Return the lines that follow, exactly as they appear, from the first through the one containing "plt.rcParams['mathtext.fontset'] = 'stix'"; no pictures are to be included.

Entries with chart source code:
◆ ◆ ◆ ◆ ◆

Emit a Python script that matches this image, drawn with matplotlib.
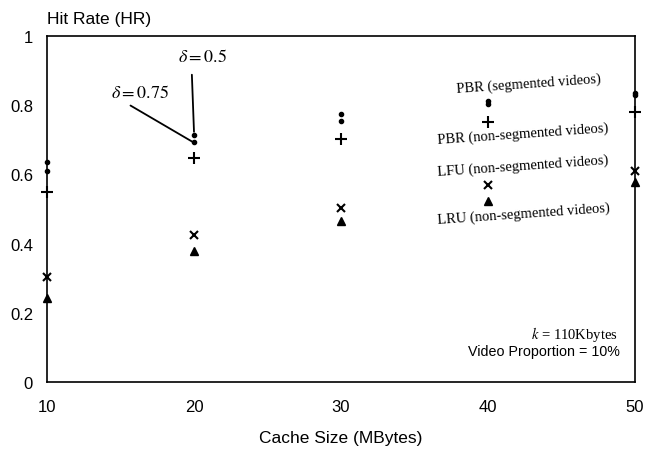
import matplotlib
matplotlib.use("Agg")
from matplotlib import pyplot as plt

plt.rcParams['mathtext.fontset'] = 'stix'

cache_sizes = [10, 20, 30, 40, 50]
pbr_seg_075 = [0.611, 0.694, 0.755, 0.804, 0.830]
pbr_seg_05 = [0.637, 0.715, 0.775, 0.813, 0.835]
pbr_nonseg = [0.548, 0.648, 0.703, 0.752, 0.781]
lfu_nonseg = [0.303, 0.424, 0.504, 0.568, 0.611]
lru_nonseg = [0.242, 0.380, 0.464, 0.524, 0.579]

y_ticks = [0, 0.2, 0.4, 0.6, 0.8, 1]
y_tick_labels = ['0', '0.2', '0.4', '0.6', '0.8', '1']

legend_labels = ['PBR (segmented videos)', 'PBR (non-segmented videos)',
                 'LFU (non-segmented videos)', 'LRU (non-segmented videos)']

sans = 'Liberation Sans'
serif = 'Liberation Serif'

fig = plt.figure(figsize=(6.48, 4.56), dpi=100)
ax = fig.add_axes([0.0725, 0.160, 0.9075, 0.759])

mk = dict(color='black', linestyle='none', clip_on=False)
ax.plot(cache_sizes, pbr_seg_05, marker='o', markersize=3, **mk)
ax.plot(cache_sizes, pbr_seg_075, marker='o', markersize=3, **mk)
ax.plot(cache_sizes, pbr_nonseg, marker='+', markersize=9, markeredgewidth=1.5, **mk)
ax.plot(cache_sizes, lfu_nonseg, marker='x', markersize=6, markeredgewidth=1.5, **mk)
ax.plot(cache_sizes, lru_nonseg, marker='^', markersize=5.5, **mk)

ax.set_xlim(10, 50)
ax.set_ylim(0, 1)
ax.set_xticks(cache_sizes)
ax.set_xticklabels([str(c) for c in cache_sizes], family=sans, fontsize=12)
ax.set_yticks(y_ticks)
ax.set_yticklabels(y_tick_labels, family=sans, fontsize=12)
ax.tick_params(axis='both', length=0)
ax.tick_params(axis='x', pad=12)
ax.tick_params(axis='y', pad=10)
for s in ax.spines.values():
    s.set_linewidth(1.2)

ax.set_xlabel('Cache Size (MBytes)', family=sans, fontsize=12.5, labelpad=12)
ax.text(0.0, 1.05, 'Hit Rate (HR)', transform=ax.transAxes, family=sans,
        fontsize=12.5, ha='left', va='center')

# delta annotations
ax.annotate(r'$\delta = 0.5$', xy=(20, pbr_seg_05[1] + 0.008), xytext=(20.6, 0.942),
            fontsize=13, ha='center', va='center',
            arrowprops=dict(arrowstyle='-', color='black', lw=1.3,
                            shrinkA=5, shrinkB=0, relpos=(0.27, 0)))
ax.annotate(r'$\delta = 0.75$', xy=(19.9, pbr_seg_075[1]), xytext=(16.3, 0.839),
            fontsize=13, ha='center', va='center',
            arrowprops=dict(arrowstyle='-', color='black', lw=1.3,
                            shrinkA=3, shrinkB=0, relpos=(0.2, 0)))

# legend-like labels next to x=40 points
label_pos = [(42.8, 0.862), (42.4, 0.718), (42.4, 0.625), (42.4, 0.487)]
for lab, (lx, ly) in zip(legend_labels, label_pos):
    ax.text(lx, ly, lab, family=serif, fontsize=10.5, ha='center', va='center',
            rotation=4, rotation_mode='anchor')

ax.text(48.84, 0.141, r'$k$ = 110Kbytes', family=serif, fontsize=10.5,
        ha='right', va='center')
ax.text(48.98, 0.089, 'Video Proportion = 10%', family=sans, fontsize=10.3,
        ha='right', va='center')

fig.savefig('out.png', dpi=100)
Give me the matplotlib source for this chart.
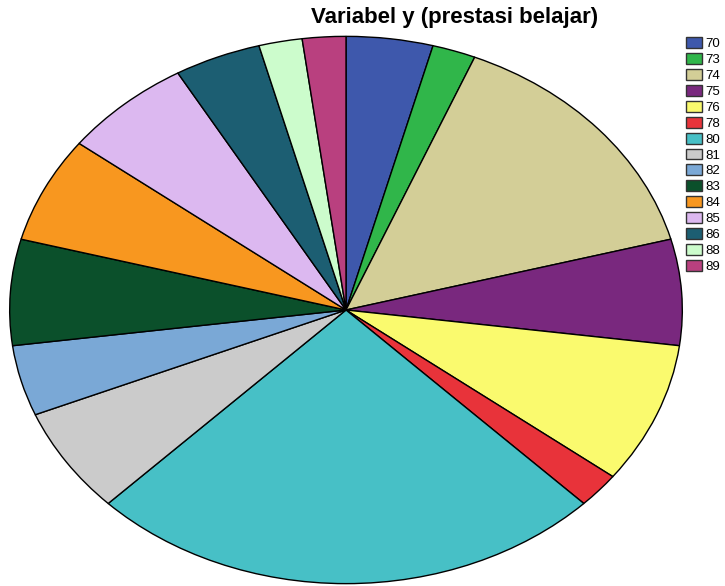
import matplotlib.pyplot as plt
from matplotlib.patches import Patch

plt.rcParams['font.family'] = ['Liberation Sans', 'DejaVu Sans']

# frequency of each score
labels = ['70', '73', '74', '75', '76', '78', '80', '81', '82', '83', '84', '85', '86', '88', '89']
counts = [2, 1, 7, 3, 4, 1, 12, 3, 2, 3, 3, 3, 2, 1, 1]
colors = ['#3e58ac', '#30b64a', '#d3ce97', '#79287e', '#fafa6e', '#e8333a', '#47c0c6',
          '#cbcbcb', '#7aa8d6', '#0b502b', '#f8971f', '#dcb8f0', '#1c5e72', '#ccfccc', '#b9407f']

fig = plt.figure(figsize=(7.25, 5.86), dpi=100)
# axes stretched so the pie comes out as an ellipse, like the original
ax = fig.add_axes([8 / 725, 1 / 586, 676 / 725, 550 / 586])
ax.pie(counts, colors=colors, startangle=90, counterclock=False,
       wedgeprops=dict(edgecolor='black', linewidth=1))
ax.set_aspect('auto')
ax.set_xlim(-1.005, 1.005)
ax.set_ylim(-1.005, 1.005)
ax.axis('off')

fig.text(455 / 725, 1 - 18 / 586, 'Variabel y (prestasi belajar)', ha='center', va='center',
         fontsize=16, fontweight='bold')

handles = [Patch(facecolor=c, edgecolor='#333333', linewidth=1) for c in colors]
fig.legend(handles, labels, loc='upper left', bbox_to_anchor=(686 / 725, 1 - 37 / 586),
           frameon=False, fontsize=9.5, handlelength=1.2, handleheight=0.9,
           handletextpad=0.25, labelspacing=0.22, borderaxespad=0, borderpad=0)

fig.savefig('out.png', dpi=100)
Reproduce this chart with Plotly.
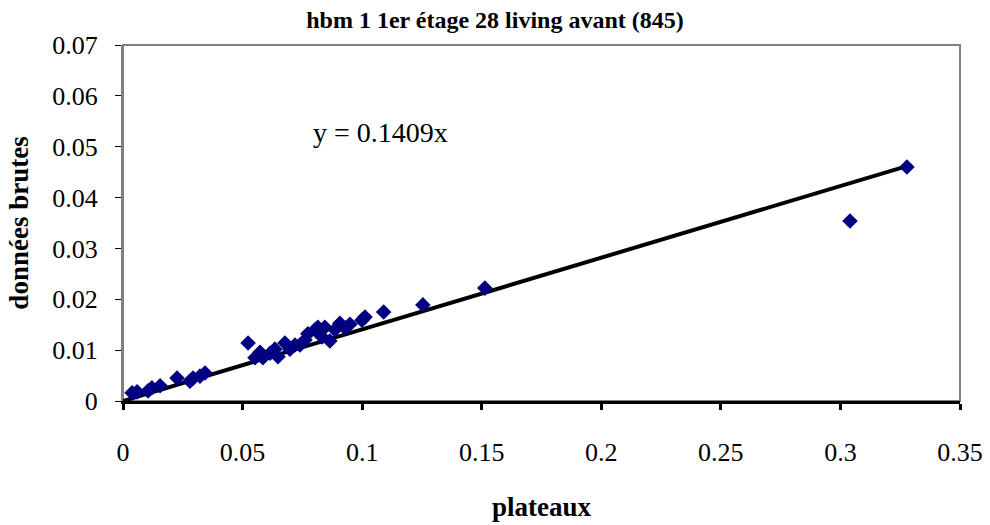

◆ ◆ ◆ ◆ ◆

Exercise solution
Emit a Python script that matches this image, drawn with matplotlib.
import matplotlib
matplotlib.use("Agg")
from matplotlib import pyplot as plt

plt.rcParams['mathtext.fontset'] = 'stix'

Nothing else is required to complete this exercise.